The authors tested the scalability of their framework by pretraining the model with more images and a larger vision backbone. The specific pretraining datasets include COCO, CC, CC12M, SBU, and VG, providing a total of approximately 14 million images and 20 million image-caption pairs, offering rich data for pretraining.

For the vision backbone, they adopted CoSwin-Huge, which is capable of handling large-scale visual data. On the text side, they used RoBERTa-base to process textual information, ensuring effective text encoding.

Under this expanded configuration, the model achieved state-of-the-art performance on VQAv2, surpassing SimVLM, which was trained with 1.8 billion images. This result highlights METER’s scalability and its ability to improve performance by increasing dataset size and adjusting model structure.

Conclusion

This paper systematically studies how to train a full-transformer VLP model end-to-end. The experiments demonstrate that competitive performance can be achieved with just 4 million images for pretraining using state-of-the-art models. Moreover, when scaled up, METER achieved new state-of-the-art performance on VQA, demonstrating its strong potential for further improvement.

tip

When combining V+L models, the authors applied the same logic across all architectures, without fine-tuning configurations for each specific architecture. This "one-size-fits-all" approach might have left certain architectures’ unique strengths unexplored and missed identifying some potential issues.

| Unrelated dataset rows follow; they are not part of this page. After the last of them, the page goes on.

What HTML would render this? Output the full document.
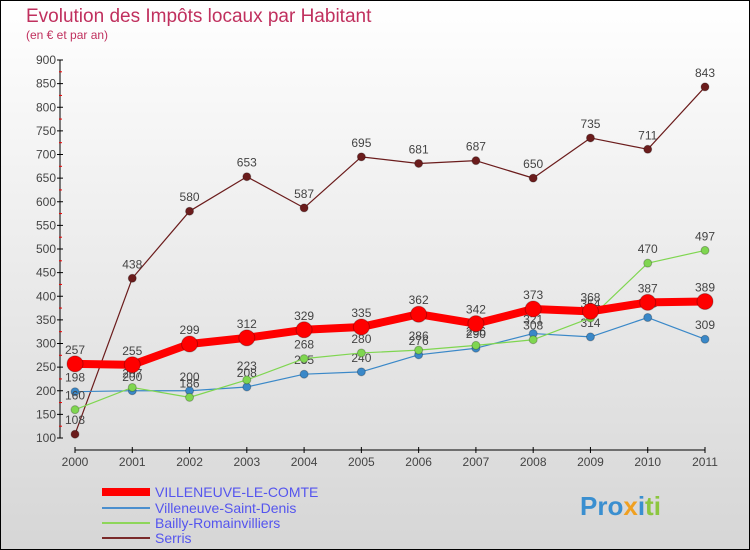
<!DOCTYPE html>
<html><head><meta charset="utf-8"><style>
body{margin:0}
#c{width:750px;height:550px;position:relative;overflow:hidden}
text{font-family:"Liberation Sans",sans-serif}
</style></head><body>
<div id="c">
<svg id="s" width="750" height="550" xmlns="http://www.w3.org/2000/svg">
<defs><linearGradient id="bg" x1="0" y1="0" x2="0" y2="1"><stop offset="0" stop-color="#ffffff"/><stop offset="1" stop-color="#d6d6d6"/></linearGradient></defs>
<rect x="0.5" y="0.5" width="749" height="549" fill="url(#bg)" stroke="#000"/>
<text x="26" y="22" font-size="19" fill="#c0305e">Evolution des Impôts locaux par Habitant</text>
<text x="26" y="39" font-size="12" fill="#c0305e">(en € et par an)</text>
<g id="axes"></g><g id="series"></g>
<g>
<line x1="102" y1="492" x2="150" y2="492" stroke="#ff0000" stroke-width="8"/>
<text x="155" y="497" font-size="14" fill="#5555ee">VILLENEUVE-LE-COMTE</text>
<line x1="102" y1="508" x2="150" y2="508" stroke="#4b8fce" stroke-width="2"/>
<text x="155" y="513" font-size="14" fill="#5555ee">Villeneuve-Saint-Denis</text>
<line x1="102" y1="523" x2="150" y2="523" stroke="#8ed65a" stroke-width="2"/>
<text x="155" y="528" font-size="14" fill="#5555ee">Bailly-Romainvilliers</text>
<line x1="102" y1="538" x2="150" y2="538" stroke="#7a2a2a" stroke-width="2"/>
<text x="155" y="543" font-size="14" fill="#5555ee">Serris</text>
</g>
<text x="580" y="515" font-size="26" font-weight="bold"><tspan fill="#3a8fd0">Pro</tspan><tspan fill="#f0a020">x</tspan><tspan fill="#3a8fd0">i</tspan><tspan fill="#8cc63f">ti</tspan></text>
</svg></div>
<script>
const years=["2000","2001","2002","2003","2004","2005","2006","2007","2008","2009","2010","2011"];
const yTicks=[100,150,200,250,300,350,400,450,500,550,600,650,700,750,800,850,900];
const vlc=[257,255,299,312,329,335,362,342,373,368,387,389];
const vsd=[198,200,200,208,235,240,276,290,321,314,355,309];
const bailly=[160,207,186,223,268,280,286,296,308,354,470,497];
const serris=[108,438,580,653,587,695,681,687,650,735,711,843];
const NS="http://www.w3.org/2000/svg";
function X(i){return 75+i*(630/11);}
function Y(v){return 438-(v-100)*(378/800);}
function mk(tag,attrs,parent){const e=document.createElementNS(NS,tag);for(const k in attrs)e.setAttribute(k,attrs[k]);parent.appendChild(e);return e;}
const ax=document.getElementById('axes'),sg=document.getElementById('series');
let yl=mk('line',{x1:60,y1:Y(900),x2:60,y2:Y(100),stroke:'#000'},ax);


let xl=mk('line',{x1:75,y1:450,x2:X(11),y2:450,stroke:'#000'},ax);


yTicks.forEach((t,i)=>{
 let tk=mk('line',{x1:57,y1:Y(t),x2:63,y2:Y(t),stroke:'#000'},ax);
 
 
 if(i<yTicks.length-1){let m=mk('line',{x1:59,y1:Y(t+25),x2:62,y2:Y(t+25),stroke:'#e00'},ax);
 
 }
 let tx=mk('text',{x:56,y:Y(t)+4,'font-size':12,fill:'#444','text-anchor':'end'},ax);
 tx.textContent=t;
 
 
});
years.forEach((y,i)=>{
 let tk=mk('line',{x1:X(i),y1:447,x2:X(i),y2:453,stroke:'#000'},ax);
 
 
 let tx=mk('text',{x:X(i),y:466,'font-size':12,fill:'#444','text-anchor':'middle'},ax);
 tx.textContent=y;
 
 
});
function series(vals,color,w,r,name){
 const g=mk('g',{},sg);
 
 
 let p=mk('polyline',{points:vals.map((v,i)=>X(i)+','+Y(v)).join(' '),fill:'none',stroke:color,'stroke-width':w,'stroke-linejoin':'round'},g);
 
 
 vals.forEach((v,i)=>{
  let c=mk('circle',{cx:X(i),cy:Y(v),r:r,fill:color,stroke:'rgba(0,0,0,0.25)'},g);
  
  
  let t=mk('text',{x:X(i),y:Y(v)-10,'font-size':12,fill:'#444','text-anchor':'middle'},g);
  t.textContent=v;
  
  
 });
}
series(serris,'#6b1c1c',1.2,4,'serris');
series(vsd,'#3a88c8',1.2,4,'villeneuve-saint-denis');
series(bailly,'#7fd650',1.2,4,'bailly-romainvilliers');
series(vlc,'#ff0000',8,8,'villeneuve-le-comte');
</script>
</body></html>
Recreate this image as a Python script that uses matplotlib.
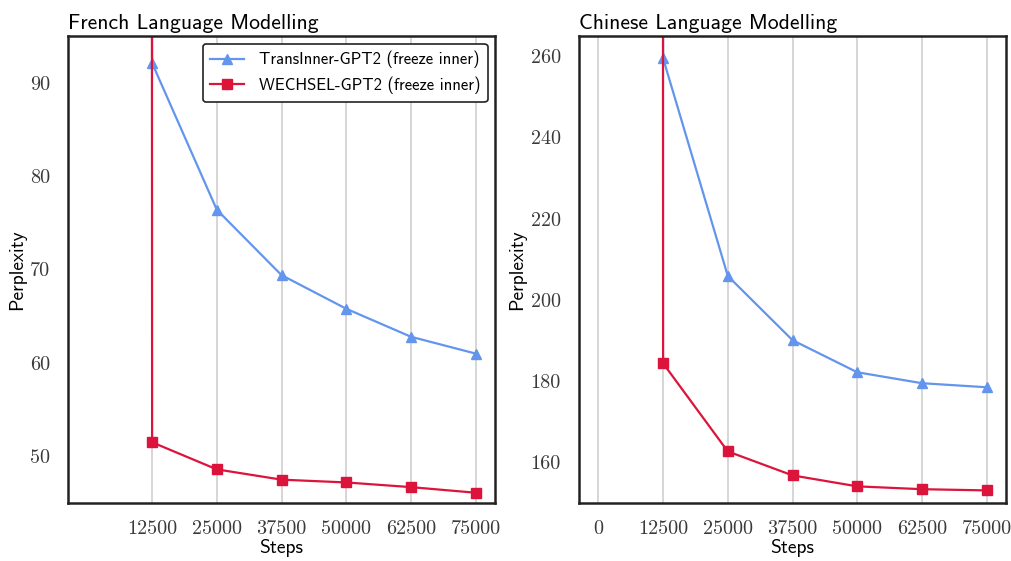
import matplotlib
matplotlib.use("Agg")
import matplotlib.pyplot as plt

plt.rcParams['mathtext.fontset'] = 'cm'
plt.rcParams['axes.formatter.use_mathtext'] = True

# training steps and perplexities (step 0 is the untrained model, far off the top)
steps = [0, 12500, 25000, 37500, 50000, 62500, 75000]

fr_transinner = [21500, 92.1, 76.4, 69.4, 65.8, 62.8, 61.0]
fr_wechsel = [18200, 51.5, 48.6, 47.5, 47.2, 46.7, 46.1]

zh_transinner = [64000, 259.5, 205.9, 190.1, 182.2, 179.5, 178.5]
zh_wechsel = [52000, 184.4, 162.7, 156.8, 154.1, 153.4, 153.1]

fr_ticks = [12500, 25000, 37500, 50000, 62500, 75000]
zh_ticks = [0, 12500, 25000, 37500, 50000, 62500, 75000]

BLUE = '#6495ED'
RED = '#DC143C'
SANS = 'cmss10'
SERIF = 'cmr10'

fig = plt.figure(figsize=(10.11, 5.61), dpi=100)
ax1 = fig.add_axes([68 / 1011, 1 - 503 / 561, 427 / 1011, 467 / 561])
ax2 = fig.add_axes([579 / 1011, 1 - 503 / 561, 427 / 1011, 467 / 561])


def draw(ax, title, blue, red, ticks, ylim, yticks):
    ax.plot(steps, blue, color=BLUE, marker='^', markersize=7.5, linewidth=1.6,
            label='TransInner-GPT2 (freeze inner)')
    ax.plot(steps, red, color=RED, marker='s', markersize=7.5, linewidth=1.6,
            label='WECHSEL-GPT2 (freeze inner)')
    ax.set_xlim(-3750, 78750)
    ax.set_ylim(*ylim)
    ax.set_xticks(ticks)
    ax.set_xticklabels([str(t) for t in ticks], fontfamily=SERIF, fontsize=14.5, color='#3a3a3a')
    ax.set_yticks(yticks)
    ax.set_yticklabels([str(t) for t in yticks], fontfamily=SERIF, fontsize=14.5, color='#3a3a3a')
    ax.tick_params(axis='x', length=0, pad=12)
    ax.tick_params(axis='y', length=0, pad=13)
    ax.grid(axis='x', color='#d0d0d0', linewidth=1.2)
    ax.set_axisbelow(True)
    for s in ax.spines.values():
        s.set_color('#222222')
        s.set_linewidth(1.8)
    ax.set_xlabel('Steps', fontfamily=SANS, fontsize=14, labelpad=1)
    ax.set_ylabel('Perplexity', fontfamily=SANS, fontsize=14, labelpad=3)
    ax.set_title(title, fontfamily=SANS, fontsize=15.6, loc='left', pad=5)


draw(ax1, 'French Language Modelling', fr_transinner, fr_wechsel,
     fr_ticks, (45, 95), [50, 60, 70, 80, 90])
draw(ax2, 'Chinese Language Modelling', zh_transinner, zh_wechsel,
     zh_ticks, (150, 265), [160, 180, 200, 220, 240, 260])

leg = ax1.legend(loc='upper right', prop={'family': SANS, 'size': 12},
                 framealpha=1, edgecolor='#222222', borderpad=0.45,
                 handlelength=2.0, handletextpad=0.9, borderaxespad=0.45,
                 bbox_to_anchor=(1, 1))
leg.get_frame().set_linewidth(1.2)

fig.savefig('out.png', dpi=100)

Uniform Use of MLM Strategy: RoBERTa employs a dynamic masking mechanism, unlike BERT, yet the study uniformly applied the MLM strategy. Similarly, there was no detailed tuning for the vision encoder; the authors simply used a high-performing architecture and plugged it into the V+L model.
Potential of PrefixLM: How would PrefixLM, as used in SimVLM, perform when applied to the proposed architecture? When combining different text and vision backbones, should specific parameter settings and optimization techniques be tailored to ensure optimal performance for each architecture? Additionally, exploring various multimodal fusion strategies could help verify the model's generalization capabilities and stability.